Finding it impossible to stay in the front trench any longer, No. 4 Company retired to the brickyard. Captain Rennie, who commanded them, was never heard of again. Still the Grenadiers held doggedly on to their support trench for another hour, until it was found that the Germans had got round their left and were enfilading the whole trench. Bullets seemed to be coming out of the mist from all directions, and the enemy to be on every side. Captain Rasch, who was now the only officer left above the rank of lieutenant, decided to get out of the trench and retire to the small wood near the brickyard. The order was given, and the Grenadiers—what was left of them—retired to the wood and formed up on the other side.

In the meantime the First Division on the left, almost annihilated by superior numbers, had been forced back. This made the position of the Grenadiers still more untenable, but General Capper was gathering together what reinforcements he could to save the line.

Seeing what straits the Grenadiers were in, the Gordon Highlanders on the right sent what reserves they had to help, and a company arrived under Captain Burnett. The Grenadiers and Gordons formed one line, and advanced gallantly, but when they got near the wood they came under the fire of a German machine-gun, which enfiladed them. Undaunted by this bad start, and determined to regain their former trenches, Captain Rasch and Captain Burnett led their men on through the wood. There was something particularly gallant in the way this remnant of a battalion, with one reinforcing company, was not content to hold its own, but actually undertook a counter-attack when it knew the enemy was in vastly superior numbers. It was the men themselves, inspired by the few remaining officers, that were carrying out this counter-attack.

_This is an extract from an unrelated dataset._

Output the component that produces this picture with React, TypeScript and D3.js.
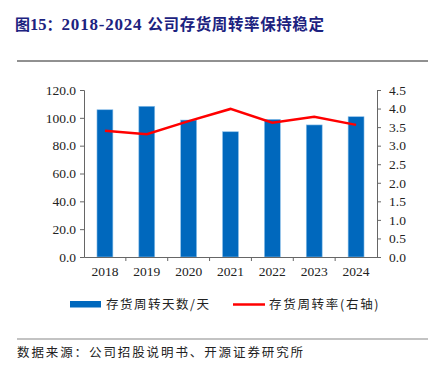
import React, { useRef, useEffect } from 'react';
import * as d3 from 'd3';

const years = ['2018', '2019', '2020', '2021', '2022', '2023', '2024'];
const turnoverDays = [105.8, 108.3, 98.4, 90.0, 98.9, 94.9, 100.8];
const turnoverRate = [3.40, 3.31, 3.66, 3.99, 3.62, 3.78, 3.56];
const leftTicks = [0, 20, 40, 60, 80, 100, 120];
const rightTicks = [0, 0.5, 1, 1.5, 2, 2.5, 3, 3.5, 4, 4.5];

const W = 435;
const H = 366;
const serif = '"Liberation Serif", "Times New Roman", "Noto Sans CJK SC", serif';
const cjk = '"Noto Sans CJK SC", sans-serif';

const App = () => {
    const svgRef = useRef<SVGSVGElement>(null);

    useEffect(() => {
        const svg = d3.select(svgRef.current);
        svg.selectAll('*').remove();

        const left = 84, right = 377, top = 90, bottom = 257;

        const x = d3.scaleBand().domain(years).range([left, right]).paddingInner(0.62).paddingOuter(0.31);
        const yL = d3.scaleLinear().domain([0, 120]).range([bottom, top]);
        const yR = d3.scaleLinear().domain([0, 4.5]).range([bottom, top]);

        // title, three pieces so the cjk and the digits get their own fonts
        const title = svg.append('text')
            .attr('x', 15).attr('y', 30)
            .attr('font-weight', 'bold')
            .attr('fill', '#1c2280');
        title.append('tspan').attr('font-family', cjk).attr('font-size', 15).text('图');
        title.append('tspan').attr('font-family', serif).attr('font-size', 16.5).text('15');
        title.append('tspan').attr('font-family', cjk).attr('font-size', 15).text('：');
        title.append('tspan').attr('font-family', serif).attr('font-size', 17)
            .attr('letter-spacing', 0.8).text('2018-2024 ');
        title.append('tspan').attr('font-family', cjk).attr('font-size', 15.5)
            .attr('letter-spacing', 0.6).text('公司存货周转率保持稳定');

        svg.append('line')
            .attr('x1', 17).attr('x2', 428).attr('y1', 61).attr('y2', 61)
            .attr('stroke', '#222').attr('stroke-width', 1);

        // bars
        svg.append('g').selectAll('rect')
            .data(turnoverDays)
            .join('rect')
            .attr('x', (d, i) => x(years[i])!)
            .attr('width', x.bandwidth())
            .attr('y', (d) => yL(d))
            .attr('height', (d) => bottom - yL(d))
            .attr('fill', '#0068bd')
            .attr('stroke', '#8cc0ea')
            .attr('stroke-width', 0.6);

        // line
        const line = d3.line<number>()
            .x((d, i) => x(years[i])! + x.bandwidth() / 2)
            .y((d) => yR(d));
        svg.append('path')
            .datum(turnoverRate)
            .attr('d', line)
            .attr('fill', 'none')
            .attr('stroke', '#ff0000')
            .attr('stroke-width', 2.5);

        const axisColor = '#666';

        const gl = svg.append('g').attr('transform', `translate(${left},0)`)
            .call(d3.axisLeft(yL).tickValues(leftTicks).tickSize(4).tickPadding(4).tickFormat(d3.format('.1f')));
        const gr = svg.append('g').attr('transform', `translate(${right},0)`)
            .call(d3.axisRight(yR).tickValues(rightTicks).tickSize(4).tickPadding(8).tickFormat(d3.format('.1f')));
        const gb = svg.append('g').attr('transform', `translate(0,${bottom})`)
            .call(d3.axisBottom(x).tickSize(0).tickPadding(9));
        const step = x.step();
        gb.selectAll('.sep')
            .data(d3.range(1, years.length))
            .join('line')
            .attr('x1', (d) => left + d * step).attr('x2', (d) => left + d * step)
            .attr('y1', 0).attr('y2', 4)
            .attr('stroke', axisColor);

        [gl, gr, gb].forEach((g) => {
            g.select('.domain').attr('stroke', axisColor);
            g.selectAll('.tick line').attr('stroke', axisColor);
            g.selectAll('text')
                .attr('font-family', serif)
                .attr('font-size', 13.5)
                .attr('fill', '#222');
        });

        // legend
        svg.append('rect')
            .attr('x', 70).attr('y', 301).attr('width', 31).attr('height', 6.5)
            .attr('fill', '#0068bd');
        svg.append('text')
            .attr('x', 106).attr('y', 309)
            .attr('font-family', cjk).attr('font-size', 12.5).attr('letter-spacing', 1.5)
            .attr('fill', '#222')
            .text('存货周转天数/天');
        svg.append('line')
            .attr('x1', 233).attr('x2', 265).attr('y1', 304.5).attr('y2', 304.5)
            .attr('stroke', '#ff0000').attr('stroke-width', 2.5);
        svg.append('text')
            .attr('x', 269).attr('y', 309)
            .attr('font-family', cjk).attr('font-size', 12.5).attr('letter-spacing', 1.7)
            .attr('fill', '#222')
            .text('存货周转率(右轴)');

        // source
        svg.append('line')
            .attr('x1', 17).attr('x2', 428).attr('y1', 339).attr('y2', 339)
            .attr('stroke', '#888').attr('stroke-width', 1.2);
        svg.append('text')
            .attr('x', 17).attr('y', 357)
            .attr('font-family', cjk).attr('font-size', 12.5).attr('letter-spacing', 1.9)
            .attr('fill', '#222')
            .text('数据来源：公司招股说明书、开源证券研究所');
    }, []);

    return (
        <svg
            ref={svgRef}
            width={W}
            height={H}
            style={{ position: 'absolute', left: 0, top: 0, background: '#fff' }}
        ></svg>
    );
};

export default App;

Back through the wood they went, and gained the north side of the brickfields, but the Germans, at first taken by surprise at this bold stroke, rallied and drove them out. A second time our men counter-attacked, and this time they forced their way past the brickfields to a hedge running parallel with the road. They got into the ditch on the south side of the Menin road, and were joined there by two platoons of the Gloucester Regiment, which came up as a reinforcement. In that ditch they remained till the order came to retire. Captain Rasch and Lieutenant Pilcher took their handful of men—all that remained out of the splendid Battalion nearly 1000 strong, which had marched out from Ypres less than a fortnight before—and got into a trench some three hundred yards east of the windmill.

The Scots Guards meanwhile, supported by the Queen's, were sent through the south of Gheluvelt, and succeeded in driving the enemy back and almost regaining the ground originally held by the Grenadiers and Gordons. When night fell, the 20th Brigade was holding precisely the same ground that it had occupied in the morning.

There can be no doubt that the Germans were completely deceived as to our strength, and that what misled them was the more than gallant manner in which the Grenadiers held on to the trenches in the morning, and the almost reckless audacity with which the Grenadiers and Gordons attacked later. The enemy was apparently quite unaware how threadbare this part of the line was. These continual counter-attacks gave the impression that there must be large reserves in rear, which made the Germans think it unwise to push on. Had they only known that there were no reserves at all, and that all that lay between them and Ypres were just the remains of a battalion, with hardly an officer or non-commissioned officer left alive, the result of the battle, and all that depended on it, would undoubtedly have been very different.

The losses among the officers of the Grenadiers were very heavy. Lieutenant-Colonel Earle was severely wounded during the engagement, and, while dressing his wounds, Lieutenant Butt, R.A.M.C., was shot through the head. Colonel Earle was afterwards reported to be lying in a house some two hundred yards in rear of the Battalion Headquarters dug-out. Several men volunteered to carry him back, but as the enemy were within a couple of hundred yards of the house this would have meant certain death, not only for the stretcher-bearers but for Colonel Earle himself. So it was decided to leave him where he was. The total list of casualties among the officers of the Battalion was:

Lieut.-Colonel M. Earle, (Commanding Officer), wounded and prisoner.

Major H. St. L. Stucley, (Second in Command), killed.

Lieut. J. G. Butt, (Medical Officer), killed.